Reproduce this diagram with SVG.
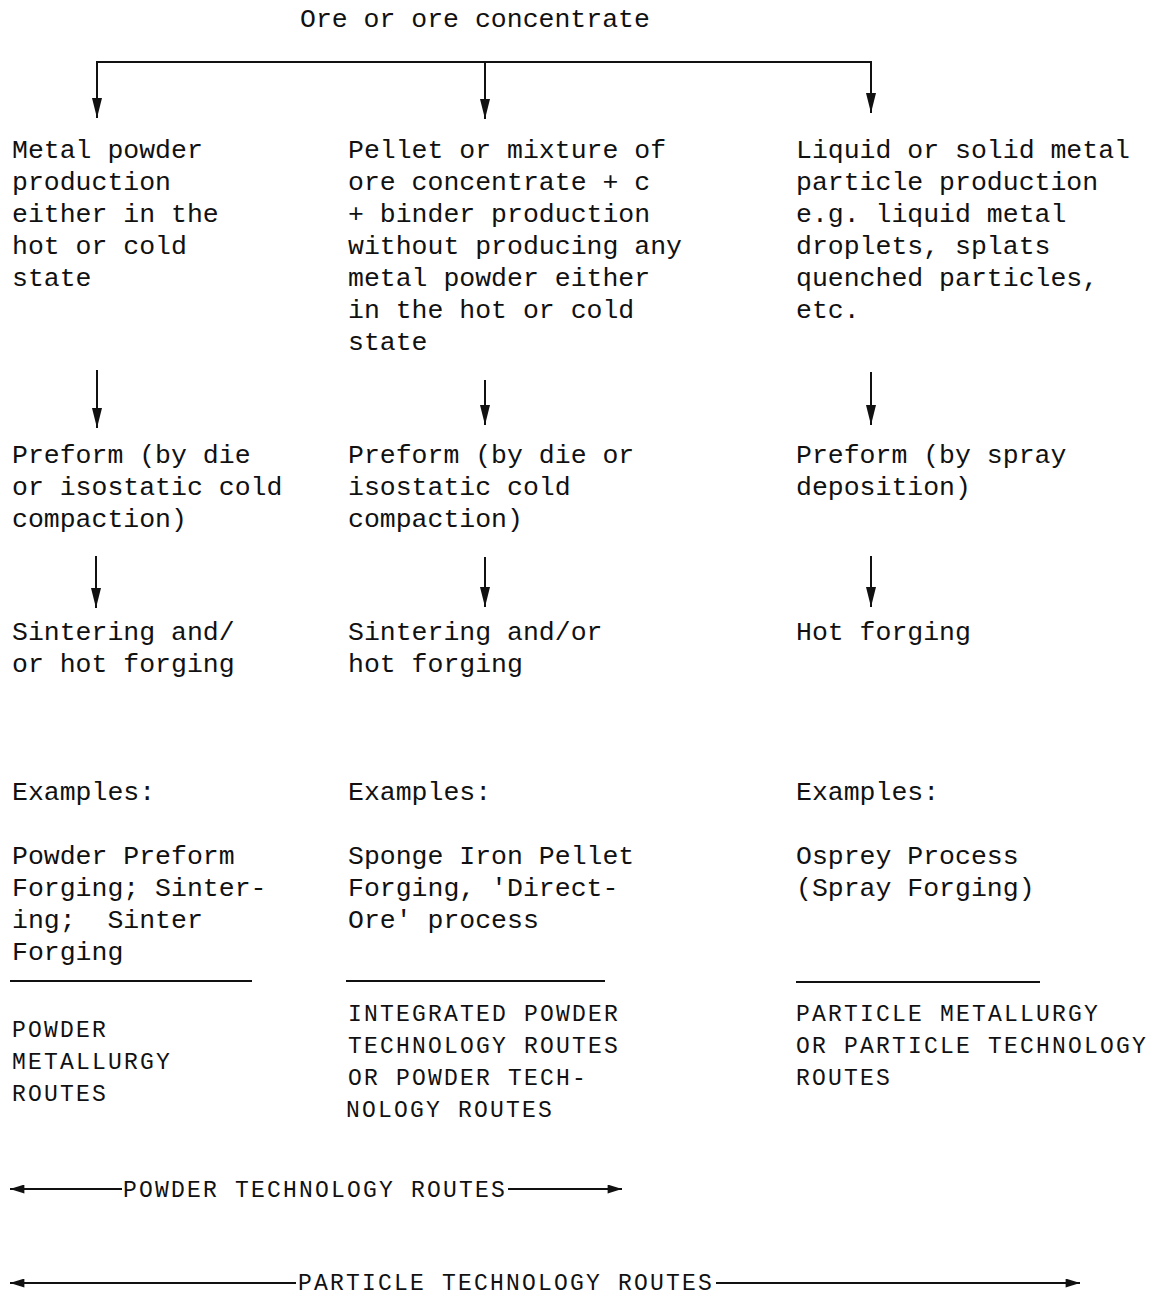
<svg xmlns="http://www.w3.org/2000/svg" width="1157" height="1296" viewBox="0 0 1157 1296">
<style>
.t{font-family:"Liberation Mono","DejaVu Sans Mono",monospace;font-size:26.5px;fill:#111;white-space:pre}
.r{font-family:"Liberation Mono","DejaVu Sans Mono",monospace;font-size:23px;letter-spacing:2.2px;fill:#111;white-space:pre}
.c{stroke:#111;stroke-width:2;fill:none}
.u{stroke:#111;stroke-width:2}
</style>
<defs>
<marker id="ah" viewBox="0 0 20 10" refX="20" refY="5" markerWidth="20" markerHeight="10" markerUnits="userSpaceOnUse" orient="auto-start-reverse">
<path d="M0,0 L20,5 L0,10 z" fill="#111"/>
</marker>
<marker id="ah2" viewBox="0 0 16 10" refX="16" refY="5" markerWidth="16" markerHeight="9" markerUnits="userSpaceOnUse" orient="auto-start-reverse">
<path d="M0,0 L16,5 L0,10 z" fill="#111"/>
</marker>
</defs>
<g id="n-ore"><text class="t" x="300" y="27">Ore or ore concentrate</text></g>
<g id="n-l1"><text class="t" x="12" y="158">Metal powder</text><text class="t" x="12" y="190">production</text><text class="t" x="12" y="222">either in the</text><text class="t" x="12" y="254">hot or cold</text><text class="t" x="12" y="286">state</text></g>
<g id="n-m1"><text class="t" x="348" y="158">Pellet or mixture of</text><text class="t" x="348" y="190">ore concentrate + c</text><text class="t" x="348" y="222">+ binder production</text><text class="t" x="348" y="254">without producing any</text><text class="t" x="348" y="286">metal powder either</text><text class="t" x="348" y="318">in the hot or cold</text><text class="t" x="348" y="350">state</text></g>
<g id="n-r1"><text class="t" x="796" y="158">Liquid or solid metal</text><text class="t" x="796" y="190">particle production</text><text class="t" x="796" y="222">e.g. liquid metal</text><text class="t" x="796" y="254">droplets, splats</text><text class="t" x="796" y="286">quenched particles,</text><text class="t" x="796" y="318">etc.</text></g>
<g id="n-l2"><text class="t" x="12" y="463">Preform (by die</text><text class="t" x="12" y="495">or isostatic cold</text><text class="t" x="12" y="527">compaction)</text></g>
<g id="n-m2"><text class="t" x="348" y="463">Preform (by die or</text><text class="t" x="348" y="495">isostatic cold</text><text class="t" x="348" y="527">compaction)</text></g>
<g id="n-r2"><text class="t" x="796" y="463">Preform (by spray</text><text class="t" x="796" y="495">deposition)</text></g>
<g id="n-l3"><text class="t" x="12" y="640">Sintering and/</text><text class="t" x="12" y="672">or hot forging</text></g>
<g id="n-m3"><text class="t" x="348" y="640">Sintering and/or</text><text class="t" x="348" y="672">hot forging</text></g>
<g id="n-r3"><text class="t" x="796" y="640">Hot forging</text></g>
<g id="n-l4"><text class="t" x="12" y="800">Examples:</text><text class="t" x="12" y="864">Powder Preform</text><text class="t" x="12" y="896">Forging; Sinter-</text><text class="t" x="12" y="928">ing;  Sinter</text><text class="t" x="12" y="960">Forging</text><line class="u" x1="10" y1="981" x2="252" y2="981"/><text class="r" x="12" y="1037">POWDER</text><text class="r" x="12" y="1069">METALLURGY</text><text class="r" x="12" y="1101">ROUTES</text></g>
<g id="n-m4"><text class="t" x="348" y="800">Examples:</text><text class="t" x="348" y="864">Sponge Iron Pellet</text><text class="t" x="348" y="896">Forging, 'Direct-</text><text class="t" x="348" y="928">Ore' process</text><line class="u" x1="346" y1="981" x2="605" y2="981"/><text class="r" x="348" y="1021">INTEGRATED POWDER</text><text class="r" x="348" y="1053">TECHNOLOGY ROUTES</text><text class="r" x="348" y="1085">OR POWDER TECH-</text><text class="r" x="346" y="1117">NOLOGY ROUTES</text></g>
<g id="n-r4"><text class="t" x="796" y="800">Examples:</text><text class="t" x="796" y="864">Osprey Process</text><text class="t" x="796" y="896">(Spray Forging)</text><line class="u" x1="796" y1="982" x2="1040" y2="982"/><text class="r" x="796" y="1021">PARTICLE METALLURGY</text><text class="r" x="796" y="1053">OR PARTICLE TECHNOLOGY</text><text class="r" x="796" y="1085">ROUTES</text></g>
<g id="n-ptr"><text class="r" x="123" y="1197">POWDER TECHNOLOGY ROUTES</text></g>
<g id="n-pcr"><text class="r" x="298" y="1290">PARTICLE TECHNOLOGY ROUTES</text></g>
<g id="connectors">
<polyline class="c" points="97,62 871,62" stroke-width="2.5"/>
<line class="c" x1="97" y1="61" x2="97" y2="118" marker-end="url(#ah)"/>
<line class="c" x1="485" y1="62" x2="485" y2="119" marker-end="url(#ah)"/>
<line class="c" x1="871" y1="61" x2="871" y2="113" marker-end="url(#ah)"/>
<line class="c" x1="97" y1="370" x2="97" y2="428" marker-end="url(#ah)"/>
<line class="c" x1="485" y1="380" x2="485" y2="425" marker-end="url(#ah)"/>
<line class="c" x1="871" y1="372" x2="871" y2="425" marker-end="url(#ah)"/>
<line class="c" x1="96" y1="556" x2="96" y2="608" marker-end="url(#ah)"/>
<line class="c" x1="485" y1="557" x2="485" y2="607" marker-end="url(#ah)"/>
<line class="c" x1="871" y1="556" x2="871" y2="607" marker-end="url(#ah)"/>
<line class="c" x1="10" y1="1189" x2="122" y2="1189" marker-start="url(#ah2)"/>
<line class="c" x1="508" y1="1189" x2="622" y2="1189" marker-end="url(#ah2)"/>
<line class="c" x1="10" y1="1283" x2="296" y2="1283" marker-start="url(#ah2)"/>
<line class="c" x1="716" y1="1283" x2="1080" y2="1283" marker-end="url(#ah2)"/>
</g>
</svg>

******************************

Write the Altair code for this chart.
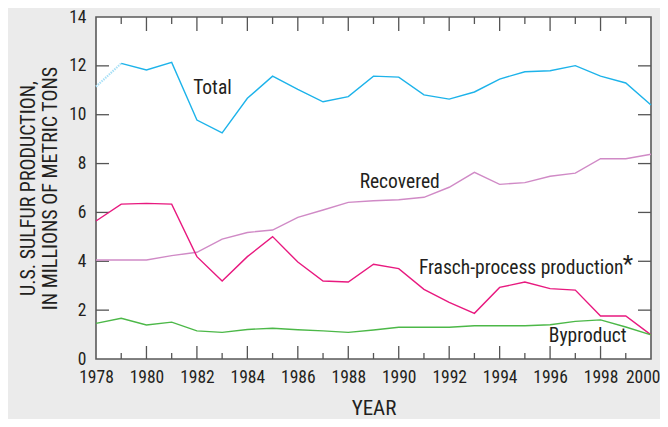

******************************

*SET EXERCISE*
Output a single number: how many lines contain the word "this".

*EXERCISE RESULT*
2